= Nehemiah HaKohen =

17th century Polish Sabbatean preacher and kabbalist

Nehemiah HaKohen (נחמיה הכהן) was a Polish Sabbatean preacher and kabbalist who lived in the 17th century.

==Life==
Little is known about Nehemiah HaKohen's life. Owing to his wide knowledge of the Kabbalah, he was sent in 1666 by the Jewish communities of Poland to Gallipoli, where Sabbatai Zevi was at that time detained, in order that the latter's claim to being the Messiah might be investigated. Sabbatai Zevi was at first pleased with the arrival of Nehemiah; but after a long discussion, Nehemiah frankly declared him to be nothing else than an impostor. Sabbatai and his followers thereupon decided secretly to kill Nehemiah, but the latter detected their design, and ran into the street, shouting that he wished to embrace Islam. Immediately, the Islamic turban was placed on his head and he was declared to be a Muslim.

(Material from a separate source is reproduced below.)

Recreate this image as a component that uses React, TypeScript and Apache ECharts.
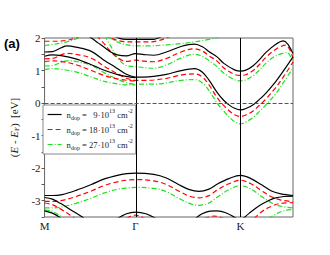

To the Jews, Nehemiah stated that his conversion was only temporary, in order to enable him to expose the pseudo-Messiah to the sultan. He was indeed sent by the governor to Adrianople and received by the sultan, who rewarded him for his acceptance of Islam; and, as a result of the information given by him concerning Sabbatai, the latter was brought under guard to the same city.

When Nehemiah later returned to his native country, he declared himself to be a fervent adherent of Zevi, relating wonders performed by the latter as the Messiah. Moreover, he pretended to be himself "Messiah ben Joseph", the precursor of the great Messiah. In consequence, the Polish communities excommunicated him.

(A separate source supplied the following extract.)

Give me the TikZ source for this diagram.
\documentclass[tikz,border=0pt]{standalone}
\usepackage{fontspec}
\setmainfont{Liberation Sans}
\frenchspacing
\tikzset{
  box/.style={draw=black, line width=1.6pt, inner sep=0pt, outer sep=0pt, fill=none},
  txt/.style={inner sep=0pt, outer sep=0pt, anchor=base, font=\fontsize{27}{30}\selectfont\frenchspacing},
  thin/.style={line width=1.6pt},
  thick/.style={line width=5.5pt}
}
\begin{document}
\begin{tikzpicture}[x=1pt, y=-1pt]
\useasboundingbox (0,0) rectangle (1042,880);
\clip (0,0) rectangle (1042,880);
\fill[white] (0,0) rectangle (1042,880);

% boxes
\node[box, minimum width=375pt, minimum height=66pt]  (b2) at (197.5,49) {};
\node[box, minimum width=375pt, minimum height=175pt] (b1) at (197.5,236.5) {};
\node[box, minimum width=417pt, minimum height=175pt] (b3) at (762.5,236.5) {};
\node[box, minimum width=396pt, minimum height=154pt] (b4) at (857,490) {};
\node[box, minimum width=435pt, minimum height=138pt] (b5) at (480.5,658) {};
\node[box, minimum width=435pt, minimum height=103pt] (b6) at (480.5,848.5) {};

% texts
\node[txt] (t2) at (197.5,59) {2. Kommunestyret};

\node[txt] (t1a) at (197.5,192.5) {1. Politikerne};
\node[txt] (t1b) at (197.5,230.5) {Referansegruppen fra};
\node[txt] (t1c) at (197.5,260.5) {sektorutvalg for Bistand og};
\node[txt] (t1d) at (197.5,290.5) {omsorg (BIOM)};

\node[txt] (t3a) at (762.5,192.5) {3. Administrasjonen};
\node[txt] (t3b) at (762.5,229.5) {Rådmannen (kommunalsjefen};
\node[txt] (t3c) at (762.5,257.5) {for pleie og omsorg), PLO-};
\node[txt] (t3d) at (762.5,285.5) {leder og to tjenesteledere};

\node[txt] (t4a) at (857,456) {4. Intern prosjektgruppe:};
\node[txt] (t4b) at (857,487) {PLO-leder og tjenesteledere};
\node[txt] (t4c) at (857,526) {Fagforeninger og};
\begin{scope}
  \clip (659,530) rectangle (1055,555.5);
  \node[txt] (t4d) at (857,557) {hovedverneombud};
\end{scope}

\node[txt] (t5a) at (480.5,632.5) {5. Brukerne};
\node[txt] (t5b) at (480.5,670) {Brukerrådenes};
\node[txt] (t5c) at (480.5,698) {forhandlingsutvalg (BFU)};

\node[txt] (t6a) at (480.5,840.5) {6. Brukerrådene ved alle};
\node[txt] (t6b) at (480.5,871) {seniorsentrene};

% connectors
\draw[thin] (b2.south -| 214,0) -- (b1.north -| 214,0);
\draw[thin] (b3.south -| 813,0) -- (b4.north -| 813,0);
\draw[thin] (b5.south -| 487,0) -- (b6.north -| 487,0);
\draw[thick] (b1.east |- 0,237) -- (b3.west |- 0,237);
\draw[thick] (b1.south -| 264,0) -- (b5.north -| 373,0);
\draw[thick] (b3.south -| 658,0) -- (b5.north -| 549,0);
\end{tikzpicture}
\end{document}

Nehemiah then went to Germany, where he changed his mode of dress and used the name of Jacob. He was, however, recognized by his countrymen, and left the place. He then wandered from town to town till 1690, when he arrived at Amsterdam, old, half blind, and covered with rags; here also, despite the name Jacob, he was recognized.

According to another account, on his return to Poland, he became again a very pious Jew, passing his time in fasting; and even before going to the East he was regarded as a holy man and styled "the prophet." It is said that a certain beggar named Jacob Namirov, half mad but well versed in the Talmud, pretended or lived under the delusion that he was "Nehemiah the prophet," and wandered from one place to another under the latter's name until 1687, when he was recognized by his countrymen, who declared that the true "Nehemiah the prophet" had died in 1682.

Nehemiah died in Poland in 1682, or, according to another account, in Amsterdam shortly after 1690.